Casi. Pegó en el palo y no entró. Estuvo tan cerca… el mazazo asestado a siete minutos de los penaltis liquidó. Fue un cruzado a la barbilla: nocáut para Argentina que se fajaba en campo apelando a su mística copera. Con Romero en la lona todos miramos al único que podía contestar ese tramacazo alemán, pero Messi dejó su magia en Barcelona. A Brasil apenas trajo trucos aprendidos: Mozart disfrazado de Salieri. Al final se dio lo esperado: triunfó el que tenía más equipo, quien hizo mejor Copa, aquel que desenmascaró al anfitrión.

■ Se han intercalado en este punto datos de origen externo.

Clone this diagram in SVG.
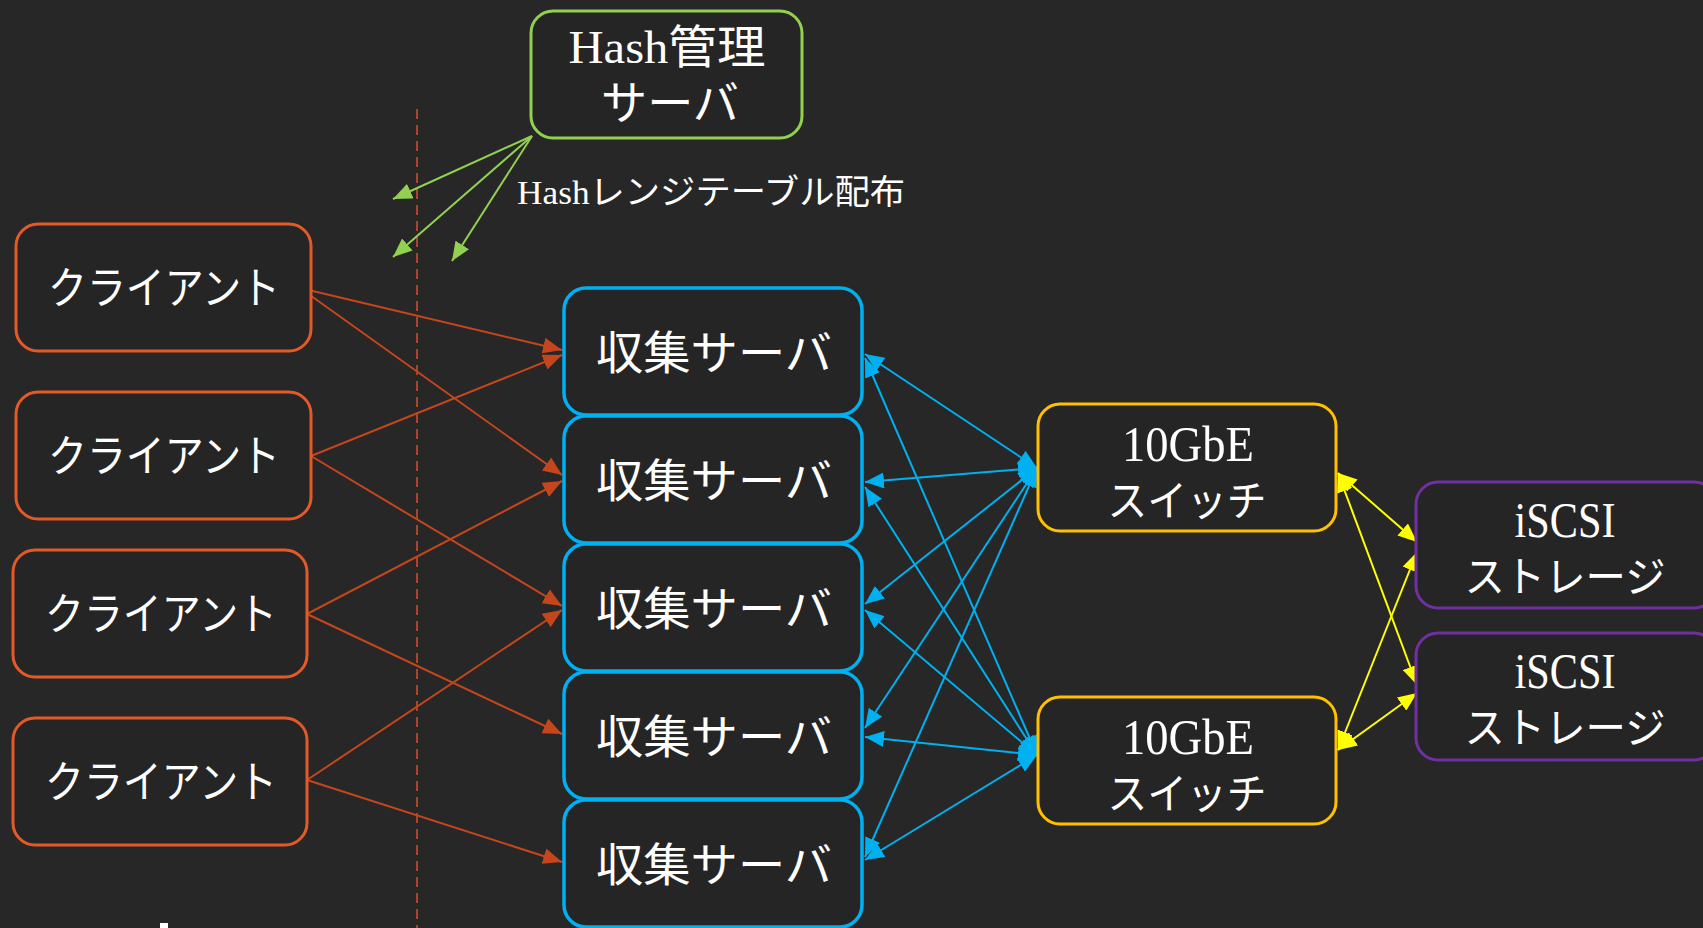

Los albicelestes emplearon su arma más antigua: la testosterona potenciada por el amor a la camiseta que distingue la pasión por el fútbol de los nacidos en el Rio de la Plata. Los antropólogos dicen que el estilo nacional de juego argentino se distingue por la picardía del potrero: burlar al rival y al árbitro. El baile (la gambeta) y actuar al filo del reglamento es el libreto aprendido por los compatriotas de Maradona desde niños… estética y arte que los sudamericanos aplicaron con esmero en esta final, pero no les alcanzó: el balompié no es sólo esfuerzo, concentración y “laburo”: también es habilidad y sentido de oportunidad: Lio escondió la primera e Higuaín no aprovechó la segunda.

Alemania fue el mejor. No cabe duda. Esa condición no le daba derecho al título (la justicia no es lógica del fútbol), pero sí recompensa un trabajo iniciado hace 10 años con el proceso de Jurgen Klinsmann e Joachim Low. Esa planeación, esa previsión, orden. Ese apego a la disciplina y la exacerbación de la táctica del elenco teutón es la definición de la selección bávara. El perfecto engranaje de todas las líneas del onceno representa una sociedad organizada que huye de la improvisación. El equipo nacional encarna los valores nacionales y los maximiza en la cancha.

Elementos que, cruzados con el poderío del frente de ataque (que hace que repitamos el lugar común de los panzer y del obús de la II Guerra Mundial), hicieron de este nuevo tetracampeón un fiel exponente de la vieja máxima de este jueguito que reza: “el fútbol es un deporte de once contra once en el que siempre ganan los alemanes”.

Cae el telón de esta vigésima Copa que coronó a quien avergonzó al local propinándole una paliza que reivindicó al portero Barbosa del “maracanazo”. Se diluye en fantasma del 50 con ese 1 x 7. Se escapa con las olas de Copacabana esa creencia de que “europeos no ganaban en América”.

Se nos va el torneo que honró al “país del fútbol”: casi tres goles por partida, muchas remontadas y varias sorpresas habladas en idioma español: Costa Rica y Colombia. Acaba el campeonato que no le hizo justicia a México (no fue penal), que no le sonrió a Chile (que merecía imponerse a Brasil); que vio languidecer a Uruguay, que despidió tempranamente a la campeona defensora y a la siempre luchadora Italia. Nos da el portazo el certamen que debió tener a la selección de Pekerman como semifinalista.

Nos deja esta cita orbital que coronó por sus antecedentes a Messi (cuando debió ser Robben), que subió al podio de “pichichi” al gran James Rodríguez, que le dio el premio al “Fair Play” a los nuestros y que marcó el fin de un ciclo, de un paradigma, de una era: la del “jogo bonito” que no se renovó, que se convirtió en el fútbol consentido y protegido por la Fifa y que se desplomó como un castillo de naipes ante la implacabilidad alemana.

Celebra Alemania. Llora Argentina (que deberá reconocer que consiguieron mucho con poco). Regresa el drama a la narrativa sudamericana. Vuelven los relatos trágicos y agónicos que hubiesen sido más vigorosos con una corona albiceleste en suelo amarelo en el escenario de Rio.

Yo me despido de esta serie de informes. Fue un privilegio y un placer. La experiencia de “Brasil 2014” con una Colombia protagonista es una aventura que perdurará muchos años en mi corazón.